What “providing architectural context” means in practice

 

In simple terms, you help Cursor understand:

  • What the app does — the purpose of the system.
  • What modules exist — backend, frontend, services, jobs, etc.
  • How files depend on each other — which component calls what.
  • Where the boundaries are — for example, what runs client-side vs. server-side.
  • Where important decisions are centralized — routing, config, business rules.

Without this, Cursor guesses — and guessing is exactly when it makes wrong edits.

 

The practical workflow that actually works in real projects

 

You can reliably give Cursor architectural context using the patterns below. These are real patterns used by senior devs using Cursor daily.

  • Create an ARCHITECTURE.md file at the root of your project. Cursor will automatically pull from this often, and it sets the “canonical” understanding of your system.
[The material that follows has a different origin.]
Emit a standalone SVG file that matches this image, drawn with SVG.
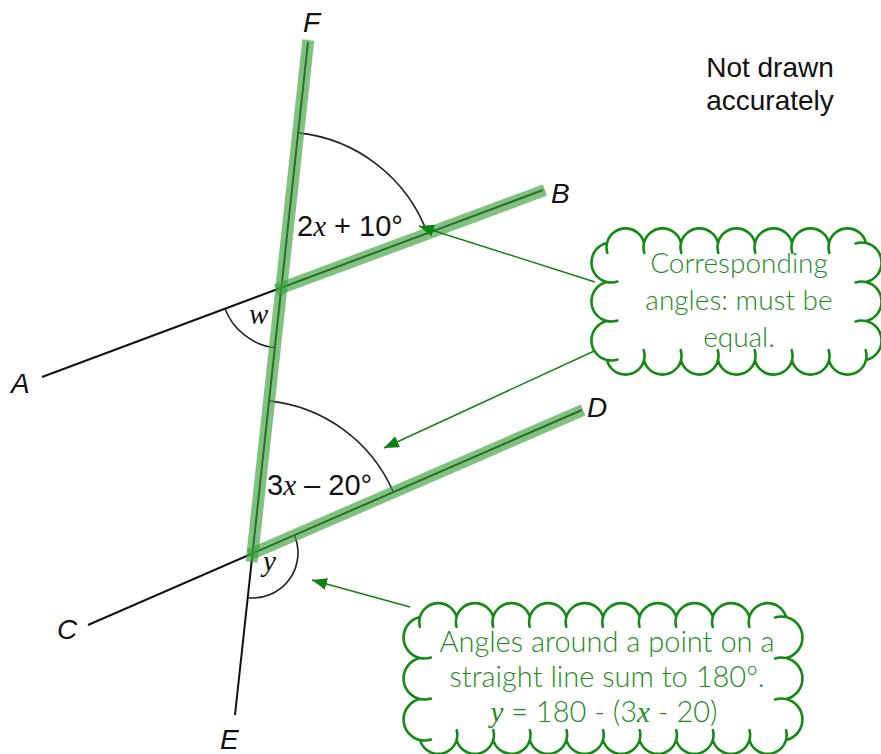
<svg xmlns="http://www.w3.org/2000/svg" width="881" height="754" viewBox="0 0 881 754">
<style>
.ln{stroke:#111;stroke-width:2;fill:none;stroke-linecap:butt}
.arc{stroke:#222;stroke-width:1.6;fill:none}
.hl{stroke:#3aa23a;stroke-opacity:0.65;stroke-width:12;fill:none;stroke-linecap:butt}
.lbl{font-family:"Liberation Sans",Arial,sans-serif;font-size:28px;font-style:italic;fill:#111}
.ang{font-family:"Liberation Sans",Arial,sans-serif;font-size:29px;fill:#111}
.var{font-family:"Liberation Serif","Times New Roman",serif;font-style:italic}
.note{font-family:"Liberation Sans",Arial,sans-serif;font-size:28px;fill:#111}
.cfill{fill:#fff;stroke:none}
.cline{fill:none;stroke:#138a13;stroke-width:2.6;stroke-linecap:round;stroke-linejoin:round}
.ctext{font-family:Lato,"Open Sans",sans-serif;font-weight:300;font-size:28px;fill:#1e8c1e;text-anchor:middle}
.ctext2{font-family:Lato,"Open Sans",sans-serif;font-weight:300;font-size:29px;fill:#1e8c1e;text-anchor:middle}
.arrow{stroke:#138013;stroke-width:1.5;fill:none}
</style>
<defs>
<marker id="ah" markerUnits="userSpaceOnUse" markerWidth="16" markerHeight="12" refX="15" refY="6" orient="auto">
<path d="M0,0 L15,6 L0,12 Z" fill="#138013"/>
</marker>
</defs>

<g id="lines">
<line id="line-FE" class="ln" x1="308" y1="42" x2="235" y2="715"/>
<line id="line-AB" class="ln" x1="42" y1="377" x2="543" y2="190"/>
<line id="line-CD" class="ln" x1="88" y1="625" x2="582" y2="410"/>
</g>

<g id="angle-arcs">
<path class="arc" d="M298.4,132.9 A155,155 0 0 1 427.3,233"/>
<path class="arc" d="M224.8,308.3 A61,61 0 0 0 275.6,347.7"/>
<path class="arc" d="M269.1,400.9 A153,153 0 0 1 393.3,492"/>
<path class="arc" d="M294.3,535.1 A45,45 0 0 1 248.3,597.7"/>
</g>

<g id="highlights">
<line class="hl" x1="308.3" y1="40" x2="251.6" y2="562"/>
<line class="hl" x1="276" y1="290" x2="545" y2="190"/>
<line class="hl" x1="249" y1="555" x2="583" y2="410"/>
</g>

<g id="labels">
<text class="lbl" x="303" y="32">F</text>
<text class="lbl" x="551" y="203">B</text>
<text class="lbl" x="11" y="393">A</text>
<text class="lbl" x="587" y="417">D</text>
<text class="lbl" x="57" y="639" font-style="normal">C</text>
<text class="lbl" x="220" y="749">E</text>
<text class="ang" x="297" y="236">2<tspan class="var">x</tspan> + 10°</text>
<text class="ang" x="267" y="495">3<tspan class="var">x</tspan> – 20°</text>
<text class="ang var" x="249" y="324" font-size="31">w</text>
<text class="ang var" x="263" y="571" font-size="31">y</text>
</g>

<g id="note">
<text class="note" x="770" y="77" text-anchor="middle">Not drawn</text>
<text class="note" x="770" y="110" text-anchor="middle">accurately</text>
</g>

<g id="connectors">
<line class="arrow" x1="595" y1="282" x2="419" y2="226" marker-end="url(#ah)"/>
<line class="arrow" x1="605" y1="346" x2="384" y2="448" marker-end="url(#ah)"/>
<line class="arrow" x1="410" y1="607" x2="312" y2="580" marker-end="url(#ah)"/>
</g>

<g id="cloud-corresponding">
<path class="cfill" d="M607,243 a19,19 0 0 1 37,0 a19,19 0 0 1 37,0 a19,19 0 0 1 37,0 a19,19 0 0 1 37,0 a19,19 0 0 1 37,0 a19,19 0 0 1 37,0 a19,19 0 0 1 37,0 a20,20 0 0 1 0,39 a20,20 0 0 1 0,39 a20,20 0 0 1 0,39 a19,19 0 0 1 -37,0 a19,19 0 0 1 -37,0 a19,19 0 0 1 -37,0 a19,19 0 0 1 -37,0 a19,19 0 0 1 -37,0 a19,19 0 0 1 -37,0 a19,19 0 0 1 -37,0 a20,20 0 0 1 0,-39 a20,20 0 0 1 0,-39 a20,20 0 0 1 0,-39 Z"/>
<path class="cline" d="M607,243 a19,19 0 0 1 37,0 a19,19 0 0 1 37,0 a19,19 0 0 1 37,0 a19,19 0 0 1 37,0 a19,19 0 0 1 37,0 a19,19 0 0 1 37,0 a19,19 0 0 1 37,0 a20,20 0 0 1 0,39 a20,20 0 0 1 0,39 a20,20 0 0 1 0,39 a19,19 0 0 1 -37,0 a19,19 0 0 1 -37,0 a19,19 0 0 1 -37,0 a19,19 0 0 1 -37,0 a19,19 0 0 1 -37,0 a19,19 0 0 1 -37,0 a19,19 0 0 1 -37,0 a20,20 0 0 1 0,-39 a20,20 0 0 1 0,-39 a20,20 0 0 1 0,-39 Z
M607.3,252.8 A19,19 0 0 1 607,243 M644.3,252.8 A19,19 0 0 1 644,243 M681.3,252.8 A19,19 0 0 1 681,243 M718.3,252.8 A19,19 0 0 1 718,243 M755.3,252.8 A19,19 0 0 1 755,243 M792.3,252.8 A19,19 0 0 1 792,243 M829.3,252.8 A19,19 0 0 1 829,243
M855.65,243.39 A20,20 0 0 1 866,243 M855.65,282.39 A20,20 0 0 1 866,282 M855.65,321.39 A20,20 0 0 1 866,321
M865.7,350.2 A19,19 0 0 1 866,360 M828.7,350.2 A19,19 0 0 1 829,360 M791.7,350.2 A19,19 0 0 1 792,360 M754.7,350.2 A19,19 0 0 1 755,360 M717.7,350.2 A19,19 0 0 1 718,360 M680.7,350.2 A19,19 0 0 1 681,360 M643.7,350.2 A19,19 0 0 1 644,360
M617.35,359.61 A20,20 0 0 1 607,360 M617.35,320.61 A20,20 0 0 1 607,321 M617.35,281.61 A20,20 0 0 1 607,282"/>
<text class="ctext" x="739" y="273">Corresponding</text>
<text class="ctext" x="739" y="310">angles: must be</text>
<text class="ctext" x="739" y="347">equal.</text>
</g>

<g id="cloud-around-point">
<path class="cfill" d="M420,617 a19,19 0 0 1 36.6,0 a19,19 0 0 1 36.6,0 a19,19 0 0 1 36.6,0 a19,19 0 0 1 36.6,0 a19,19 0 0 1 36.6,0 a19,19 0 0 1 36.6,0 a19,19 0 0 1 36.6,0 a19,19 0 0 1 36.6,0 a19,19 0 0 1 36.6,0 a19,19 0 0 1 36.6,0 a21,21 0 0 1 0,41 a21,21 0 0 1 0,41 a21,21 0 0 1 0,41 a19,19 0 0 1 -36.6,0 a19,19 0 0 1 -36.6,0 a19,19 0 0 1 -36.6,0 a19,19 0 0 1 -36.6,0 a19,19 0 0 1 -36.6,0 a19,19 0 0 1 -36.6,0 a19,19 0 0 1 -36.6,0 a19,19 0 0 1 -36.6,0 a19,19 0 0 1 -36.6,0 a19,19 0 0 1 -36.6,0 a21,21 0 0 1 0,-41 a21,21 0 0 1 0,-41 a21,21 0 0 1 0,-41 Z"/>
<path class="cline" d="M420,617 a19,19 0 0 1 36.6,0 a19,19 0 0 1 36.6,0 a19,19 0 0 1 36.6,0 a19,19 0 0 1 36.6,0 a19,19 0 0 1 36.6,0 a19,19 0 0 1 36.6,0 a19,19 0 0 1 36.6,0 a19,19 0 0 1 36.6,0 a19,19 0 0 1 36.6,0 a19,19 0 0 1 36.6,0 a21,21 0 0 1 0,41 a21,21 0 0 1 0,41 a21,21 0 0 1 0,41 a19,19 0 0 1 -36.6,0 a19,19 0 0 1 -36.6,0 a19,19 0 0 1 -36.6,0 a19,19 0 0 1 -36.6,0 a19,19 0 0 1 -36.6,0 a19,19 0 0 1 -36.6,0 a19,19 0 0 1 -36.6,0 a19,19 0 0 1 -36.6,0 a19,19 0 0 1 -36.6,0 a19,19 0 0 1 -36.6,0 a21,21 0 0 1 0,-41 a21,21 0 0 1 0,-41 a21,21 0 0 1 0,-41 Z
M419.9,626.8 A19,19 0 0 1 420,617 M456.5,626.8 A19,19 0 0 1 456.6,617 M493.1,626.8 A19,19 0 0 1 493.2,617 M529.7,626.8 A19,19 0 0 1 529.8,617 M566.3,626.8 A19,19 0 0 1 566.4,617 M602.9,626.8 A19,19 0 0 1 603,617 M639.5,626.8 A19,19 0 0 1 639.6,617 M676.1,626.8 A19,19 0 0 1 676.2,617 M712.7,626.8 A19,19 0 0 1 712.8,617 M749.3,626.8 A19,19 0 0 1 749.4,617
M775.14,617.47 A21,21 0 0 1 786,617 M775.14,658.47 A21,21 0 0 1 786,658 M775.14,699.47 A21,21 0 0 1 786,699
M786.1,730.2 A19,19 0 0 1 786,740 M749.5,730.2 A19,19 0 0 1 749.4,740 M712.9,730.2 A19,19 0 0 1 712.8,740 M676.3,730.2 A19,19 0 0 1 676.2,740 M639.7,730.2 A19,19 0 0 1 639.6,740 M603.1,730.2 A19,19 0 0 1 603,740 M566.5,730.2 A19,19 0 0 1 566.4,740 M529.9,730.2 A19,19 0 0 1 529.8,740 M493.3,730.2 A19,19 0 0 1 493.2,740 M456.7,730.2 A19,19 0 0 1 456.6,740
M430.86,739.53 A21,21 0 0 1 420,740 M430.86,698.53 A21,21 0 0 1 420,699 M430.86,657.53 A21,21 0 0 1 420,658"/>
<text class="ctext2" x="607" y="652">Angles around a point on a</text>
<text class="ctext2" x="607" y="687">straight line sum to 180º.</text>
<text class="ctext2" x="604" y="722"><tspan class="var">y</tspan> = 180 - (3<tspan class="var">x</tspan> - 20)</text>
</g>
</svg>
Keep it short, human-readable, and manually updated.
  • Summarize directory roles so Cursor knows what belongs where.
  • Mark key entry points — e.g., server.js, main.py, index.tsx, router.ts — because Cursor needs to know where the app’s flow begins.
  • Use the Composer with selected files when asking for changes. When you select files before prompting, Cursor reads them as ground truth.
  • Feed Cursor small, well-scoped context chunks instead of huge dumps. Large raw pastes confuse it; short architectural explanations guide it.

 

A real example of ARCHITECTURE.md that Cursor understands well

 

# App Architecture (High-Level Overview)

// This document helps AI and developers understand the structure.
// Keep this short and updated.

## Purpose
This is a Node.js + React full-stack app. The backend exposes REST APIs, and the frontend consumes them.

## Backend (./server)
- Express server defined in server/index.js
- Routes in server/routes/*
- Business logic in server/services/*
- Database access in server/db/*
- server/app.js wires routes + middlewares

## Frontend (./client)
- React app bootstrapped with Vite
- Entry: client/src/main.jsx
- UI components in client/src/components/*
- API calls through client/src/api/client.js

## Data Flow
Frontend -> client/src/api -> backend routes -> services -> db

## Important Notes
- Do NOT access db directly from routes.
- All environment variables live in .env and are loaded via dotenv in server/index.js.

 

Cursor doesn’t need everything — just the essentials. This single file dramatically reduces hallucinations.

 

How to actively give context inside Composer

 

When you need Cursor to understand architectural relationships before coding, you can send a short, explicit summary:

  • Open the files involved (for example: router, controller, service).
  • Select them in Cursor.
  • Ask something like:
    “Here are the files that define routing and business logic. The router should only call the service layer. Never bypass the service. Keep all DB logic inside db/. Before making changes, confirm you understand the current flow.”

This forces Cursor to rehearse the architecture back to you; if its summary is wrong, you correct it before allowing any edits.

 

Provide context in small layers, not giant dumps

 

This is one of the biggest differences between juniors and seniors using Cursor:

  • Give Cursor the architecture.
  • Then give the relevant files.
  • Then give the instruction.

If you combine all three in one huge prompt, Cursor loses track. Layering context gives much more accurate results.

 

Use “pinning” for persistent constraints

 

If you have rules that should apply to every edit — for example “Don’t create new dependencies,” or “Use TypeScript strict mode rules” — write them in a pinned message inside Composer. Cursor treats pinned messages like stable background context.

 

Optional: Add a context folder for deeper architecture

 

For large codebases, some teams create a /docs/context folder with short files like:

  • data-flow.md
  • api-contracts.md
  • services-overview.md

Cursor can reference them as needed without dumping them into the prompt.

 

Summary

 

To provide architectural context to Cursor, you deliberately create short, human‑written architecture guides (especially ARCHITECTURE.md), select the relevant files before prompting, give context in layers, and use pinned messages for rules. Cursor performs best when it has a stable, clean description of how your system is organized — not when it’s guessing from scattered code. Think of it like onboarding a new junior developer: give them structure first, then tasks.